Bu genel kurulun en çok göze çarpan özelliği ise ABD ve Çin arasındaki gerilimi gözler önüne sermesi.
ABD Başkanı Donald Trump'ın “Önce ABD” diyen politikası, ülkenin birçok uluslararası anlaşmadan çekilmesinde kendini gösterdi.
ABD, küresel alandan kendi kabuğuna çekilirken Çin ise BM'nin destekçisi olarak ortaya çıktı.
Birleşmiş Milletler (BM) Genel Sekreteri Antonio Guterres, özellikle pandemi zamanında iyice anlaşıldığı üzere dünyanın daha fazla birliğe ihtiyaç duyduğunu söyledi.

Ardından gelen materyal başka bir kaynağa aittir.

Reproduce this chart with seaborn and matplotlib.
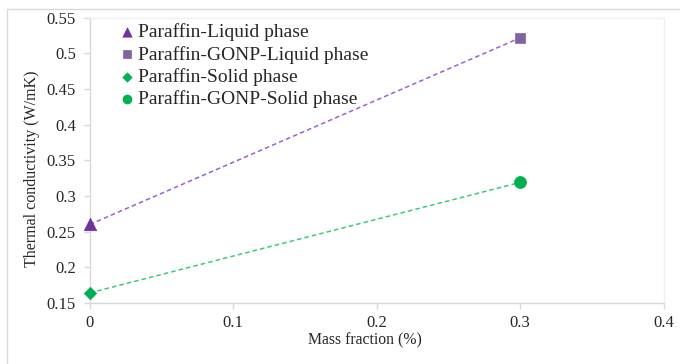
import pandas as pd
import matplotlib.pyplot as plt
import seaborn as sns
from matplotlib.patches import Rectangle

# Data
series_names = ["Paraffin-Liquid phase", "Paraffin-GONP-Liquid phase",
                "Paraffin-Solid phase", "Paraffin-GONP-Solid phase"]
mass_fraction = [0.0, 0.3, 0.0, 0.3]
conductivity = [0.26, 0.522, 0.164, 0.319]
phase = ["Liquid", "Liquid", "Solid", "Solid"]

x_ticks = [0, 0.1, 0.2, 0.3, 0.4]
x_tick_labels = ["0", "0.1", "0.2", "0.3", "0.4"]
y_ticks = [0.15, 0.2, 0.25, 0.3, 0.35, 0.4, 0.45, 0.5, 0.55]
y_tick_labels = ["0.15", "0.2", "0.25", "0.3", "0.35", "0.4", "0.45", "0.5", "0.55"]

df = pd.DataFrame({"series": series_names, "x": mass_fraction,
                   "y": conductivity, "phase": phase})

sns.set_theme(style="white")
plt.rcParams['font.family'] = ['Liberation Serif', 'DejaVu Serif']

marker_colors = ["#7030A0", "#8064A2", "#00B050", "#00B050"]
markers = ["^", "s", "D", "o"]
sizes = [80, 60, 40, 75]
line_colors = {"Liquid": "#9A62D0", "Solid": "#3CCB7C"}

fig = plt.figure(figsize=(6.8, 3.64), dpi=100)
ax = fig.add_axes([0.132, 0.168, 0.844, 0.783])

# outer chart border
fig.patches.append(Rectangle((7 / 680, -0.1), 2, 1 - 9 / 364 + 0.1,
                             transform=fig.transFigure, fill=False,
                             edgecolor="#D9D9D9", linewidth=1))

# dashed connecting lines
for ph, sub in df.groupby("phase"):
    sns.lineplot(data=sub, x="x", y="y", ax=ax, color=line_colors[ph],
                 linestyle=(0, (3, 2)), linewidth=1.1, legend=False)

# markers
for i, row in df.iterrows():
    sns.scatterplot(x=[row["x"]], y=[row["y"]], ax=ax, marker=markers[i],
                    s=sizes[i], color=marker_colors[i], edgecolor=marker_colors[i],
                    linewidth=0.5, label=row["series"], zorder=5, clip_on=False)

ax.set_xlim(0, 0.4)
ax.set_ylim(0.15, 0.55)
ax.set_xticks(x_ticks)
ax.set_xticklabels(x_tick_labels)
ax.set_yticks(y_ticks)
ax.set_yticklabels(y_tick_labels)
ax.tick_params(axis="both", labelsize=12, colors="#D9D9D9", labelcolor="#262626",
               length=4, width=1, direction="out", bottom=True, left=True)
ax.tick_params(axis="x", pad=5)
ax.tick_params(axis="y", pad=6)
for side in ["left", "bottom"]:
    ax.spines[side].set_color("#D9D9D9")
    ax.spines[side].set_linewidth(1)
for side in ["top", "right"]:
    ax.spines[side].set_color("#F0F0F0")
    ax.spines[side].set_linewidth(1)

ax.set_xlabel("Mass fraction (%)", fontsize=11.3, color="#262626", labelpad=2)
ax.xaxis.set_label_coords(0.479, -0.105)
ax.set_ylabel("Thermal conductivity (W/mK)", fontsize=11.5, color="#262626")
ax.yaxis.set_label_coords(-0.087, 0.47)

leg = ax.legend(loc="upper left", frameon=False, fontsize=14,
                handletextpad=0.15, handlelength=0.8, labelspacing=0.22,
                borderpad=0, borderaxespad=0, markerscale=0.75,
                bbox_to_anchor=(0.051, 0.98))
for t in leg.get_texts():
    t.set_color("#262626")

fig.savefig("out.png", dpi=100)
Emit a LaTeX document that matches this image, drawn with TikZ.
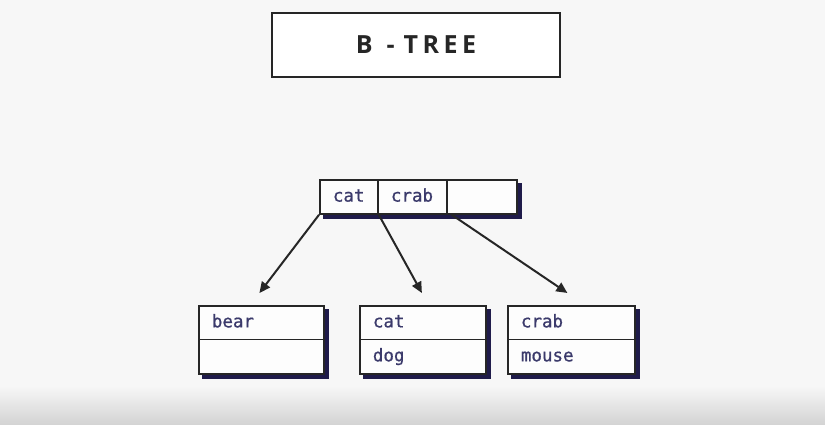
\documentclass[tikz,border=0pt]{standalone}
\usepackage{fontspec}
\usetikzlibrary{arrows.meta}
\newfontfamily\monof[FakeBold=0.8]{DejaVu Sans Mono}
\newfontfamily\titlef[LetterSpace=18]{Open Sans}
\definecolor{bgc}{HTML}{F7F7F7}
\definecolor{linec}{HTML}{262626}
\definecolor{shadowc}{HTML}{1F1B4A}
\definecolor{txtc}{HTML}{3B3A6B}
\definecolor{cellc}{HTML}{FDFDFD}
\pgfdeclarelayer{bg}
\pgfsetlayers{bg,main}
\tikzset{
  cell/.style={draw=linec, line width=1.8pt, fill=cellc, anchor=north west,
    minimum height=34pt, inner xsep=13pt, inner ysep=0pt, align=left,
    text height=12pt, text depth=2.6pt,
    font=\monof\fontsize{17.5}{20}\selectfont, text=txtc},
  shad/.style={fill=shadowc},
  link/.style={draw=linec, line width=2pt, -{Triangle[length=11pt,width=10pt]}},
  titlebox/.style={draw=linec, line width=2pt, fill=white, minimum width=288pt,
    minimum height=64pt, anchor=north west, text=linec,
    font=\titlef\bfseries\fontsize{25}{28}\selectfont}
}
\begin{document}
\begin{tikzpicture}[x=1pt,y=-1pt]
\useasboundingbox (0,0) rectangle (825,424);
% title
\node[titlebox] (title) at (271,12) {\mbox{B}\kern14pt\mbox{-}\kern9pt\mbox{TREE}};
% root
\node[cell, text width=32pt, minimum width=58pt] (r1) at (319,179) {cat};
\node[cell, text width=43pt, minimum width=69pt] (r2) at (377,179) {crab};
\node[cell, text width=44pt, minimum width=70pt] (r3) at (446,179) {};
% leaves
\node[cell, text width=99pt, minimum width=125pt, minimum height=33.5pt] (a1) at (198,305) {bear};
\node[cell, text width=99pt, minimum width=125pt, minimum height=34.5pt] (a2) at (198,338.5) {};
\node[cell, text width=100pt, minimum width=126pt, minimum height=33.5pt] (b1) at (359,305) {cat};
\node[cell, text width=100pt, minimum width=126pt, minimum height=34.5pt] (b2) at (359,338.5) {dog};
\node[cell, text width=101pt, minimum width=127pt, minimum height=33.5pt] (c1) at (507,305) {crab};
\node[cell, text width=101pt, minimum width=127pt, minimum height=34.5pt] (c2) at (507,338.5) {mouse};
% background and shadows
\begin{pgfonlayer}{bg}
  \fill[bgc] (0,0) rectangle (825,424);
  \shade[top color=bgc, bottom color=black!17, draw=none] (0,386) rectangle (825,424);
  \fill[shad] ([shift={(4,4)}]r1.north west) rectangle ([shift={(4,4)}]r3.south east);
  \fill[shad] ([shift={(4,4)}]a1.north west) rectangle ([shift={(4,4)}]a2.south east);
  \fill[shad] ([shift={(4,4)}]b1.north west) rectangle ([shift={(4,4)}]b2.south east);
  \fill[shad] ([shift={(4,4)}]c1.north west) rectangle ([shift={(4,4)}]c2.south east);
\end{pgfonlayer}
% connectors
\coordinate (s3) at ([xshift=4pt]r2.south east);
\draw[link] (r1.south west) -- ([shift={(-2,-12)}]a1.north);
\draw[link] (r1.south east) -- ([shift={(-1,-12)}]b1.north);
\draw[link] (s3) -- ([shift={(-4,-12)}]c1.north);
\end{tikzpicture}
\end{document}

Fransa Cumhurbaşkanı Emmanuel Macron ise önceden kaydedilen ve dün yayımlanan konuşmasında, dünyanın ABD ve Çin arasındaki rekabete bırakılamaması gerektiğini vurguladı.
Bu kutuplaşmış dünyanın yeniden bir askeri çatışmaya girip girmeyeceği ise kafalardaki en büyük soru işareti.
Guterres, yeni bir Soğuk Savaş ihtimaline karşı uyarıda bulunarak dünyanın tehlikeli bir yere doğru ilerlediğini ve iki büyük ekonomi arasında bölünmesinin engellenmesi gerektiğini vurguladı.
Şi: Ne Soğuk Ne Sıcak Savaş
Çin Devlet Başkanı Şi Jinping ise konuşmasında ülkesinin ne soğuk ne de sıcak bir savaşa girmeye niyetinin olmadığını dile getirdi.
Her ne kadar Guterres konuşmasında dayanışmanın anahtar olduğunu söylese de bir saat sonra videosu yayımlanan Trump ise her ülkenin kendisinin yaptığı gibi yapması gerektiğini, yani kendi çıkarlarını öncelemesinin önemini dile getirdi.
O yüzden ABD seçimlerinin sonuçları da bu açıdan ilgi çekici olacak.
Dünyada dengeler değişir, taraflar yeniden şekillenirken çok kutuplu dünyanın nasıl uyum sağlayacağı ve lider konumunda yeni bir ülkenin çıkıp çıkmayacağı en önemli mevzu olacak.